ICERGi has demonstrated the effectiveness of the multi-level TPPFC approach with its gate drivers and control firmware in reference designs and demonstrator boards. A version rated at 3kW with an input range of 85 VAC to 265 VAC, for example, achieves a power density of around 100/in3 for a complete functional unit with EMI filtering and auxiliary supply included (Figure 4). The unit shows an efficiency peaking at around 99.3% (Figure 5) while complying with IEC/EN 61000-3-2 for line current harmonics and EN 55022/32 conducted emissions limits, with 10dB margin.

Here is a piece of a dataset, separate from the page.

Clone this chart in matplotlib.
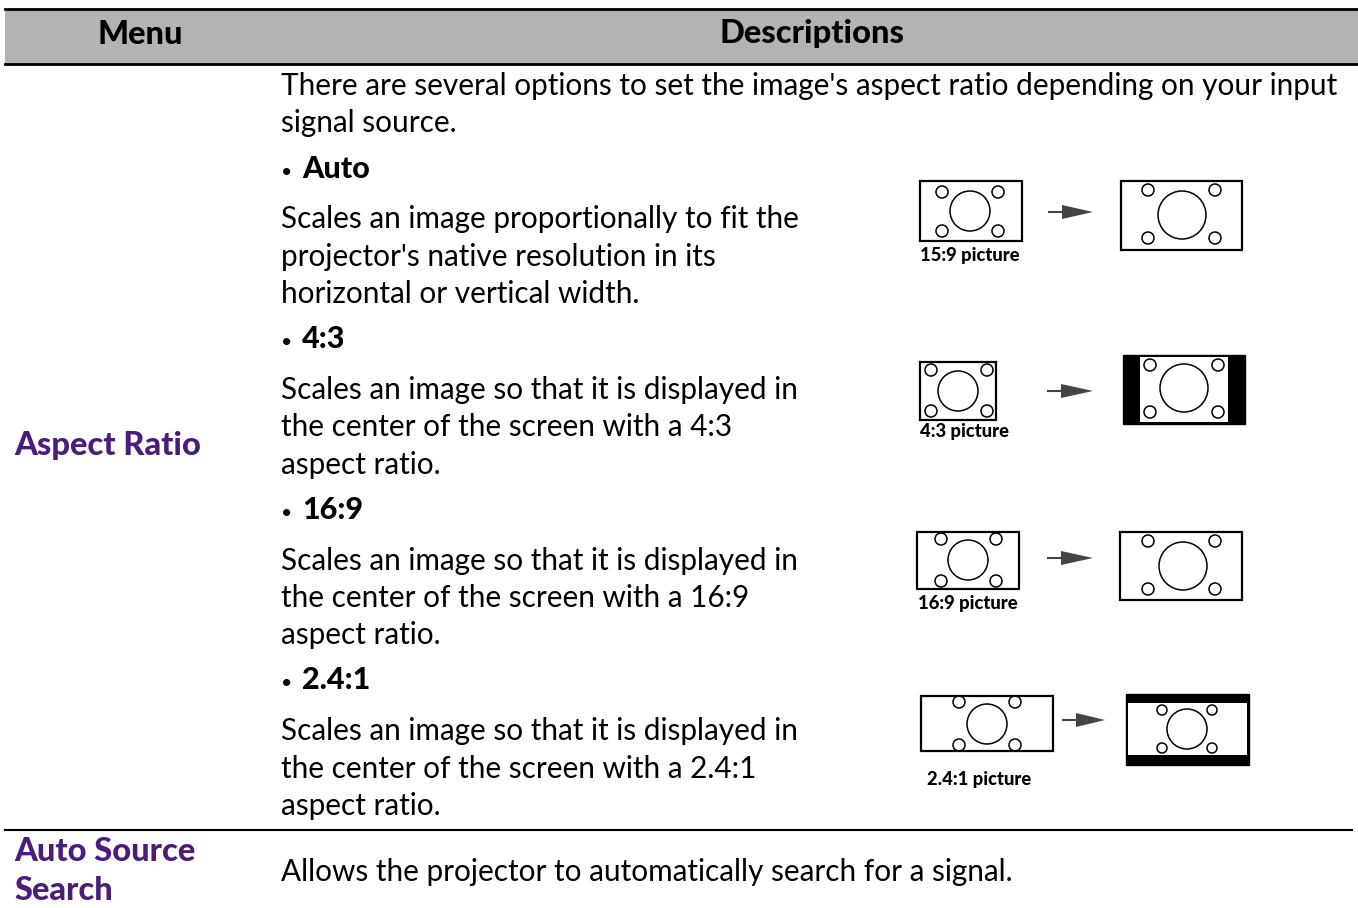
import matplotlib
matplotlib.use("Agg")
import matplotlib.pyplot as plt
from matplotlib.patches import Rectangle, Circle, Polygon

W, H = 1358, 908
FONT = ["Lato", "DejaVu Sans"]
PURPLE = "#4b1c7a"
BOLD = 900

# ---- content ----
headers = ["Menu", "Descriptions"]
menu_items = ["Aspect Ratio", "Auto Source\nSearch"]
intro_lines = ["There are several options to set the image's aspect ratio depending on your input",
               "signal source."]
option_names = ["Auto", "4:3", "16:9", "2.4:1"]
option_desc = [
    ["Scales an image proportionally to fit the", "projector's native resolution in its",
     "horizontal or vertical width."],
    ["Scales an image so that it is displayed in", "the center of the screen with a 4:3",
     "aspect ratio."],
    ["Scales an image so that it is displayed in", "the center of the screen with a 16:9",
     "aspect ratio."],
    ["Scales an image so that it is displayed in", "the center of the screen with a 2.4:1",
     "aspect ratio."],
]
picture_labels = ["15:9 picture", "4:3 picture", "16:9 picture", "2.4:1 picture"]
auto_source_desc = "Allows the projector to automatically search for a signal."

fig = plt.figure(figsize=(W / 100, H / 100), dpi=100)
ax = fig.add_axes([0, 0, 1, 1])
ax.set_xlim(0, W)
ax.set_ylim(H, 0)
ax.axis("off")

BODY = 21.4
HEAD = 23.5
OFF = 11
# header
ax.add_patch(Rectangle((5, 9), W - 5, 55, facecolor="#b3b3b3", edgecolor="none"))
ax.plot([5, W], [9, 9], color="black", lw=2)
ax.plot([5, W], [64, 64], color="black", lw=2)
ax.text(140, 34, headers[0], ha="center", va="center", fontsize=HEAD, fontweight=BOLD, family=FONT)
ax.text(812, 34, headers[1], ha="center", va="center", fontsize=HEAD, fontweight=BOLD, family=FONT)

def body(x, y, s, **kw):
    kw.setdefault("fontsize", BODY)
    ax.text(x, y + OFF, s, ha="left", va="baseline", family=FONT, color="black", **kw)

body(281, 84, intro_lines[0])
body(281, 121, intro_lines[1])
name_y = [167, 337, 508, 678]
desc_y = [[217, 255, 292], [388, 425, 463], [559, 596, 633], [729, 767, 804]]
for n, ny, lines, ys in zip(option_names, name_y, option_desc, desc_y):
    body(281, ny, "\u2022", fontsize=14)
    body(302, ny, n, fontweight=BOLD, fontsize=22)
    for s, yy in zip(lines, ys):
        body(281, yy, s)

for txt, yy in [(menu_items[0], 444), ("Auto Source", 850), ("Search", 889)]:
    ax.text(14, yy + OFF, txt, ha="left", va="baseline", fontsize=HEAD, fontweight=BOLD,
            color=PURPLE, family=FONT)
body(281, 870, auto_source_desc)

ax.plot([5, 1352], [830, 830], color="black", lw=1.5)

# ---- diagrams ----
def frame(x0, y0, x1, y1, lw=1.6):
    ax.add_patch(Rectangle((x0, y0), x1 - x0, y1 - y0, facecolor="white", edgecolor="black", lw=lw))

def circles(cx, cy, R, pts, r):
    ax.add_patch(Circle((cx, cy), R, facecolor="none", edgecolor="black", lw=1.1))
    for (px, py) in pts:
        ax.add_patch(Circle((px, py), r, facecolor="none", edgecolor="black", lw=1.1))

def arrow(x0, x1, y):
    ax.plot([x0, x0 + 16], [y, y], color="#444444", lw=1.5, solid_capstyle="butt")
    ax.add_patch(Polygon([[x0 + 14, y - 7], [x0 + 14, y + 7], [x1, y]], closed=True,
                         facecolor="#444444", edgecolor="none"))

def corners(xa, xb, ya, yb):
    return [(xa, ya), (xb, ya), (xa, yb), (xb, yb)]

def label(x, y, s):
    ax.text(x, y, s, ha="left", va="center", fontsize=13.2, fontweight=BOLD, family=FONT)

# Auto
frame(920, 181, 1022, 241)
circles(970, 211, 20, corners(942, 998, 192, 231), 6)
label(920, 255, picture_labels[0])
arrow(1048, 1093, 212)
frame(1121, 181, 1242, 250)
circles(1182, 215, 24, corners(1148, 1215, 190, 238), 6)

# 4:3
frame(920, 362, 996, 420)
circles(958, 391, 20, corners(931, 987, 370, 411), 6)
label(920, 432, picture_labels[1])
arrow(1047, 1093, 391)
ax.add_patch(Rectangle((1123, 355), 122, 69, facecolor="black", edgecolor="black"))
ax.add_patch(Rectangle((1140, 357), 88, 65, facecolor="white", edgecolor="none"))
circles(1184, 388, 24, corners(1150, 1218, 365, 412), 6)

# 16:9
frame(917, 532, 1019, 589)
circles(968, 560, 20, corners(941, 996, 539, 581), 6)
label(918, 604, picture_labels[2])
arrow(1047, 1093, 558)
frame(1120, 532, 1242, 600)
circles(1183, 566, 24, corners(1148, 1215, 541, 589), 6)

# 2.4:1
frame(921, 696, 1053, 751)
circles(987, 724, 20, corners(959, 1015, 702, 745), 6)
label(927, 780, picture_labels[3])
arrow(1062, 1105, 720)
ax.add_patch(Rectangle((1126, 694), 123, 71, facecolor="black", edgecolor="black"))
ax.add_patch(Rectangle((1128, 703), 119, 52, facecolor="white", edgecolor="none"))
circles(1187, 729, 20, corners(1162, 1212, 710, 748), 5)

fig.savefig("out.png", dpi=100)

Figure 4. A 3kW reference design from ICERGi using the multi-level TPPFC technique, Si-MOSFETs and ICERGi controller and gate drivers. Image used courtesy of Bodo’s Power Systems [PDF]
Figure 5. Measured efficiency of the reference design in Figure 4. Image used courtesy of Bodo’s Power Systems [PDF]
As a summary of the benefits of the design approach described, Table 1 compares the attributes of a conventional approach using a Si SJ-MOSFET plus SiC diode, a two-level GaN solution and the multi-level ICERGi solution. Perhaps the most telling comparison is between BOM costs - analysis by ICERGi shows a saving of 33% over GaN and 25% over SiC for comparable efficiency, including the license fee for the ICERGi firmware.
Table 1. Performance comparison between TPPFC approaches. Image used courtesy of Bodo’s Power Systems [PDF]
ICERGi have also packaged controllers, with their support components and gate drives, into various ‘pluggable’ modules which can be supplied for evaluation of the technology in customer designs.
The multi-level TPPFC approach with silicon MOSFETs can be as efficient as WBG solutions and lower cost, without resorting to interleaving to at least 3kW. Concerns about expensive, single source WBG devices are eliminated with the use of low-voltage off-the-shelf Si-MOSFETs and the self-powered drivers from ICERGi are an elegant, low-cost solution. Licensing ICERGi firmware allows designers to use commodity ARM processors as controllers, removing the reliance on single-source, dedicated ICs - an important factor in days of component allocation and supply disruption. In addition, reference designs make design-in easy, de-risking the R&D process and speeding end-product time to market.